— begin Data lines —

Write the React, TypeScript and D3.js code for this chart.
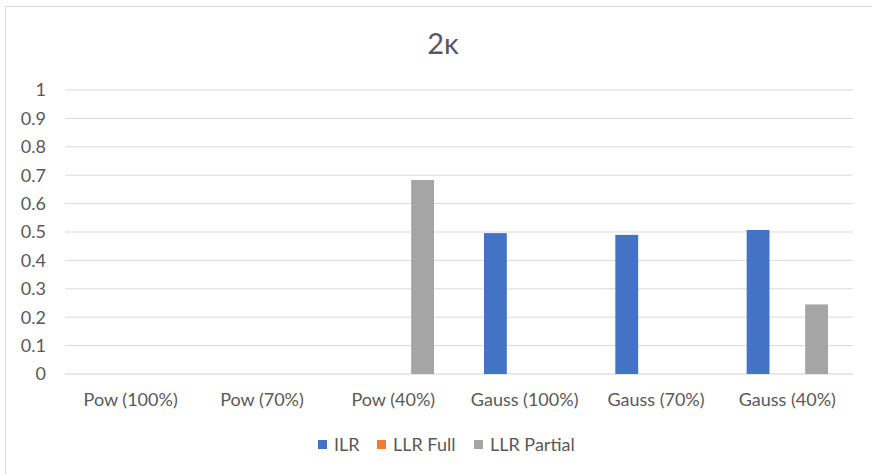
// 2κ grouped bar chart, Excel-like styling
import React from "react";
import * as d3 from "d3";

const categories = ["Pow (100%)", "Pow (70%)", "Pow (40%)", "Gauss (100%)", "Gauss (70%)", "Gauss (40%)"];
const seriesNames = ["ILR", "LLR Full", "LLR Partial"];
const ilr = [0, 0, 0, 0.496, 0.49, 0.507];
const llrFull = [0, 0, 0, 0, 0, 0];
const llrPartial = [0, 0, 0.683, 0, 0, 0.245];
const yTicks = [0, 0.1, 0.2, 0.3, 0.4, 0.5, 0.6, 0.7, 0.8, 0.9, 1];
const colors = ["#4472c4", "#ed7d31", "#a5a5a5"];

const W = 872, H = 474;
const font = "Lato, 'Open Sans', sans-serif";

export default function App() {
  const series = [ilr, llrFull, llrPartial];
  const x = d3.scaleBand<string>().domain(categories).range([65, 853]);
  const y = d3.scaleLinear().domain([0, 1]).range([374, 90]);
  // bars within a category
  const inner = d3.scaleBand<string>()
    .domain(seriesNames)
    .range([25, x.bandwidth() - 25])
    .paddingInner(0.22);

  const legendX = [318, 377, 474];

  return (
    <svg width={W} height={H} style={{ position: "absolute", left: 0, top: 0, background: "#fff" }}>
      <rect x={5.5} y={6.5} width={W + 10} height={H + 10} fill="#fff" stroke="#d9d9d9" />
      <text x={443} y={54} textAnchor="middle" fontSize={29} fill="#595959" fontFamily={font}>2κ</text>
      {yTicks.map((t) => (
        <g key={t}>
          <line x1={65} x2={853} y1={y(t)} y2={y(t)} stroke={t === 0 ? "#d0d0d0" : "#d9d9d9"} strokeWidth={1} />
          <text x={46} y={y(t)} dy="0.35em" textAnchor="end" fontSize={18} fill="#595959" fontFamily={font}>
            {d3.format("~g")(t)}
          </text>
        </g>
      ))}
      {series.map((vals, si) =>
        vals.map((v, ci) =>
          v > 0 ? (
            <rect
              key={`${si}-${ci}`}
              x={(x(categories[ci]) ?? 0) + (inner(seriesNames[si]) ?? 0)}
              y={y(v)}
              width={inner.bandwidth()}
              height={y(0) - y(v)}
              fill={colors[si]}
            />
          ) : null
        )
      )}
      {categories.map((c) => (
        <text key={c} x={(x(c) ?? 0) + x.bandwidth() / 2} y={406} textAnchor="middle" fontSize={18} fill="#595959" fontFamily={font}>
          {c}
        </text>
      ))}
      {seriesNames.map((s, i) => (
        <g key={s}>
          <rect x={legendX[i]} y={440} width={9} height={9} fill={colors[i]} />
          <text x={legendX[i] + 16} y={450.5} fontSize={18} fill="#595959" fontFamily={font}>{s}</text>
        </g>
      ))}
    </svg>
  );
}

— end Data lines —

> Request:
Ignore the images and quote every line of the listing exactly.

> Written solution:
Write the React, TypeScript and D3.js code for this chart.
// 2κ grouped bar chart, Excel-like styling
import React from "react";
import * as d3 from "d3";

const categories = ["Pow (100%)", "Pow (70%)", "Pow (40%)", "Gauss (100%)", "Gauss (70%)", "Gauss (40%)"];
const seriesNames = ["ILR", "LLR Full", "LLR Partial"];
const ilr = [0, 0, 0, 0.496, 0.49, 0.507];
const llrFull = [0, 0, 0, 0, 0, 0];
const llrPartial = [0, 0, 0.683, 0, 0, 0.245];
const yTicks = [0, 0.1, 0.2, 0.3, 0.4, 0.5, 0.6, 0.7, 0.8, 0.9, 1];
const colors = ["#4472c4", "#ed7d31", "#a5a5a5"];

const W = 872, H = 474;
const font = "Lato, 'Open Sans', sans-serif";

export default function App() {
  const series = [ilr, llrFull, llrPartial];
  const x = d3.scaleBand<string>().domain(categories).range([65, 853]);
  const y = d3.scaleLinear().domain([0, 1]).range([374, 90]);
  // bars within a category
  const inner = d3.scaleBand<string>()
    .domain(seriesNames)
    .range([25, x.bandwidth() - 25])
    .paddingInner(0.22);

  const legendX = [318, 377, 474];

  return (
    <svg width={W} height={H} style={{ position: "absolute", left: 0, top: 0, background: "#fff" }}>
      <rect x={5.5} y={6.5} width={W + 10} height={H + 10} fill="#fff" stroke="#d9d9d9" />
      <text x={443} y={54} textAnchor="middle" fontSize={29} fill="#595959" fontFamily={font}>2κ</text>
      {yTicks.map((t) => (
        <g key={t}>
          <line x1={65} x2={853} y1={y(t)} y2={y(t)} stroke={t === 0 ? "#d0d0d0" : "#d9d9d9"} strokeWidth={1} />
          <text x={46} y={y(t)} dy="0.35em" textAnchor="end" fontSize={18} fill="#595959" fontFamily={font}>
            {d3.format("~g")(t)}
          </text>
        </g>
      ))}
      {series.map((vals, si) =>
        vals.map((v, ci) =>
          v > 0 ? (
            <rect
              key={`${si}-${ci}`}
              x={(x(categories[ci]) ?? 0) + (inner(seriesNames[si]) ?? 0)}
              y={y(v)}
              width={inner.bandwidth()}
              height={y(0) - y(v)}
              fill={colors[si]}
            />
          ) : null
        )
      )}
      {categories.map((c) => (
        <text key={c} x={(x(c) ?? 0) + x.bandwidth() / 2} y={406} textAnchor="middle" fontSize={18} fill="#595959" fontFamily={font}>
          {c}
        </text>
      ))}
      {seriesNames.map((s, i) => (
        <g key={s}>
          <rect x={legendX[i]} y={440} width={9} height={9} fill={colors[i]} />
          <text x={legendX[i] + 16} y={450.5} fontSize={18} fill="#595959" fontFamily={font}>{s}</text>
        </g>
      ))}
    </svg>
  );
}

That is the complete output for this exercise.